As editor of the NEJM, Bud had an uncanny capacity to identify important new trends that affected the profession and the health care system. The most widely acknowledged issue was his concern that the health system was rapidly being taken over by profit-seeking businesses that were not fulfilling the social contract that he believed should characterize the profession. In what is now considered a classic article, entitled “The new medical-industrial complex,” he foresaw that this trend would accelerate the cost of care (2). He raised concern about the corrosive influence on physicians of financial conflicts of interest and was the first to institute journal policies to limit their impact (3). He not only required that all authors disclose all such arrangements with industry but later restricted financially conflicted authors from writing editorials and review articles for the NEJM (4). To protect the public from media news about research that had not undergone peer review, he enforced the Ingelfinger rule that stipulated that the NEJM would not consider articles if public announcements of the findings were made prior to publication or if the substance had been already been published elsewhere (5, 6). He covered a broad range of policy issues, including gun violence, marijuana use, research integrity, and medical malpractice. He encouraged debate on what he saw as an unsustainable health care system.

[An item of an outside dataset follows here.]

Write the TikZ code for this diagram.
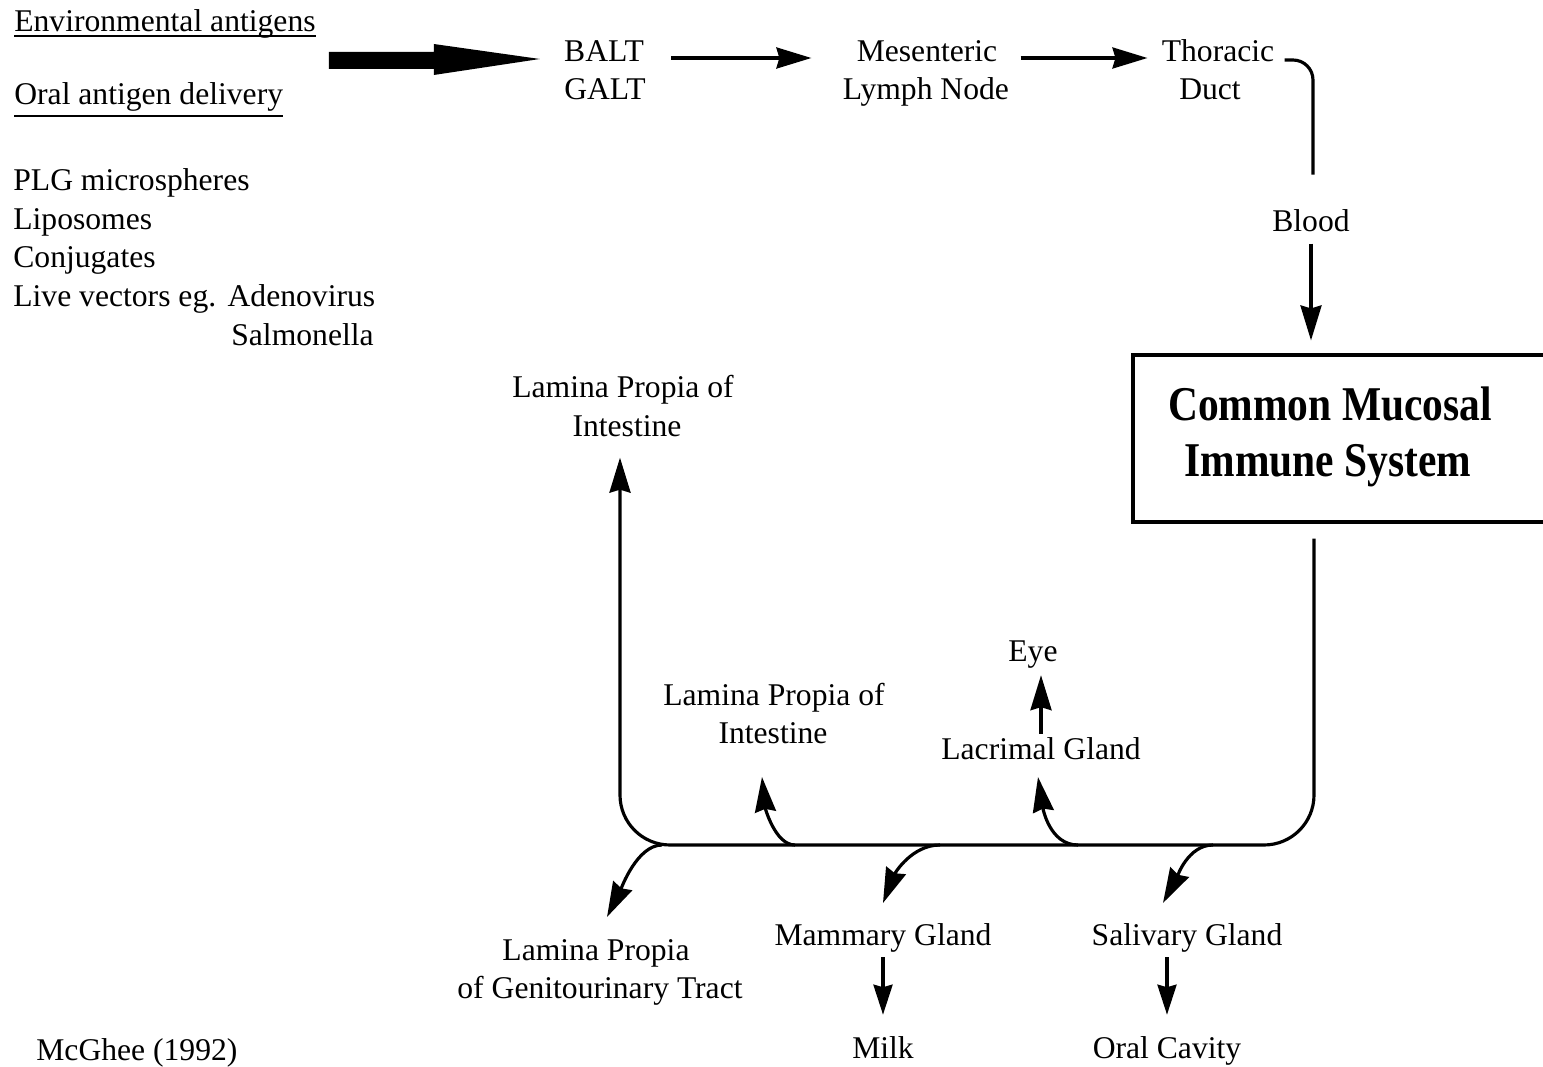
\documentclass[tikz,border=0pt]{standalone}
\usepackage{fontspec}
\setmainfont{Liberation Serif}
\usetikzlibrary{arrows.meta}
\begin{document}
\begin{tikzpicture}[x=0.02cm, y=-0.02cm,
  lbl/.style={inner sep=0pt, font=\fontsize{18pt}{22pt}\selectfont},
  title/.style={inner sep=0pt, font=\fontsize{23.6pt}{28pt}\selectfont\bfseries, yscale=1.17},
  wire/.style={line width=1.8pt},
  arr/.style={wire, -{Stealth[length=0.7cm, width=0.42cm, inset=0.06cm]}},
  smallarr/.style={wire, -{Stealth[length=0.6cm, width=0.38cm, inset=0.05cm]}},
  uline/.style={line width=1.1pt}]
\useasboundingbox (0,0) rectangle (1543,1067);

% antigen sources
\node[lbl, anchor=base west] (env) at (14,32) {Environmental antigens};
\node[lbl, anchor=base west] (oral) at (14,105) {Oral antigen delivery};
\draw[uline] ([shift={(0,4)}]env.base west) -- ([shift={(0,4)}]env.base east);
\draw[uline] ([shift={(0,11)}]oral.base west) -- ([shift={(0,11)}]oral.base east);

\node[lbl, anchor=base west] (plg)  at (13,191) {PLG microspheres};
\node[lbl, anchor=base west] (lipo) at (13,230) {Liposomes};
\node[lbl, anchor=base west] (conj) at (13,268) {Conjugates};
\node[lbl, anchor=base west] (live) at (13,307) {Live vectors eg.\kern6.5pt Adenovirus};
\node[lbl, anchor=base east] (salm) at (374,346) {Salmonella};

% top row
\node[lbl, anchor=base] (balt)  at (604,62)  {BALT};
\node[lbl, anchor=base] (galt)  at (605,100) {GALT};
\node[lbl, anchor=base] (mes)   at (927,62)  {Mesenteric};
\node[lbl, anchor=base] (lymph) at (926,100) {Lymph Node};
\node[lbl, anchor=base] (thor)  at (1218,62) {Thoracic};
\node[lbl, anchor=base] (duct)  at (1210,100) {Duct};
\node[lbl, anchor=base] (blood) at (1311,232) {Blood};

% central box
\node[draw, line width=1.8pt, minimum width=8.3cm, minimum height=3.34cm, inner sep=0pt] (cms) at (1340.5,438.5) {};
\node[title, anchor=base] (cmsA) at (1330,421) {Common Mucosal};
\node[title, anchor=base] (cmsB) at (1328,477) {Immune System};

% effector sites
\node[lbl, anchor=base] (lpi1a) at (623,398) {Lamina Propia of};
\node[lbl, anchor=base] (lpi1b) at (627,437) {Intestine};
\node[lbl, anchor=base] (lpi2a) at (774,705) {Lamina Propia of};
\node[lbl, anchor=base] (lpi2b) at (773,744) {Intestine};
\node[lbl, anchor=base] (eye)   at (1033,662) {Eye};
\node[lbl, anchor=base] (lac)   at (1041,759) {Lacrimal Gland};
\node[lbl, anchor=base] (lpga)  at (596,960) {Lamina Propia};
\node[lbl, anchor=base] (lpgb)  at (600,998) {of Genitourinary Tract};
\node[lbl, anchor=base] (mam)   at (883,945) {Mammary Gland};
\node[lbl, anchor=base] (sal)   at (1187,945) {Salivary Gland};
\node[lbl, anchor=base] (milk)  at (883,1058) {Milk};
\node[lbl, anchor=base] (oralc) at (1167,1058) {Oral Cavity};

\node[lbl, anchor=base west] (ref) at (36,1060) {McGhee (1992)};

% broad arrow from the antigen sources
\fill ([shift={(-24,-3)}]balt.base west) -- ++(-106,-15) -- ++(0,8) -- ++(-105,0)
  -- ++(0,17) -- ++(105,0) -- ++(0,6) -- cycle;

% lymphatic route
\draw[arr] ([shift={(27,-4)}]balt.base east) -- ([shift={(-45,-4)}]mes.base west);
\draw[arr] ([shift={(23,-4)}]mes.base east) -- ([shift={(-14,-4)}]thor.base west);
\draw[wire, rounded corners=0.4cm] ([shift={(10,-2)}]thor.base east) -| ([shift={(2,-35)}]blood.north);
\draw[arr, shorten <=0.22cm, shorten >=0.26cm] (blood.south) -- (blood.south |- cms.north);

% distribution bus
\coordinate (hubR) at (1314,845);
\coordinate (hubL) at (620,845);
\draw[arr, rounded corners=1cm, shorten <=0.3cm, shorten >=0.4cm]
  (hubR |- cms.south) -- (hubR) -- (hubL) -- (hubL |- lpi1b.south);

% branches off the bus
\draw[arr] ([shift={(42,0)}]hubL) .. controls +(-25,0) and +(14,-28) .. ([shift={(11,-43)}]lpga.base);
\draw[arr] ([shift={(175,0)}]hubL) .. controls +(-20,0) and +(3,30) .. ([shift={(-11,33)}]lpi2b.base);
\draw[arr] ([shift={(320,0)}]hubL) .. controls +(-28,0) and +(12,-30) .. ([shift={(0,-42)}]mam.base);
\draw[arr] ([shift={(-236,0)}]hubR) .. controls +(-28,0) and +(5,32) .. ([shift={(-3,18)}]lac.base);
\draw[arr] ([shift={(-101,0)}]hubR) .. controls +(-25,0) and +(14,-26) .. ([shift={(-24,-42)}]sal.base);

% onward flows
\draw[arr, shorten <=0.06cm, shorten >=0.12cm] (lac.north) -- (lac.north |- eye.south);
\draw[smallarr, shorten <=0.1cm, shorten >=0.42cm] (mam.south) -- (mam.south |- milk.north);
\draw[smallarr, shorten <=0.1cm, shorten >=0.42cm] (oralc.north |- sal.south) -- (oralc.north);
\end{tikzpicture}
\end{document}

At a time when debate on the structure of the US health care system was especially active, he sent a reporter abroad and published descriptive analyses of the health care systems of Canada, England, Japan, and Germany, countries whose experiences he thought had important lessons for us. He gave space in the NEJM both to conservative commentators, who favored managed competition, and to progressives, who advocated for a single-payer system. He argued repeatedly that investor-owned enterprises, including health insurers, were raising the cost of care without adding value to the system and often pointed to the low administrative costs of Medicare to make this point. In many editorials in the NEJM and in dozens of articles in journals, in books, and in the lay press after he retired, he made a compelling case for a single-payer financing system with no private health insurers, joined to a nonprofit delivery system, consisting of independent multispecialty groups of salaried physicians, all working within a global budget (7).
He was tough but fair. He was a scold but often right. He was persistent, but he had fervent beliefs. He was intense but human. He was a fine man and a terrific editor.
It was both intimidating and an honor to be his successor. He will be sorely missed, but his legacy as an editor and tireless advocate for policy change will live on.
Reference information: J Clin Invest. 2014;124(10):4152–4153. doi:10.1172/JCI78352.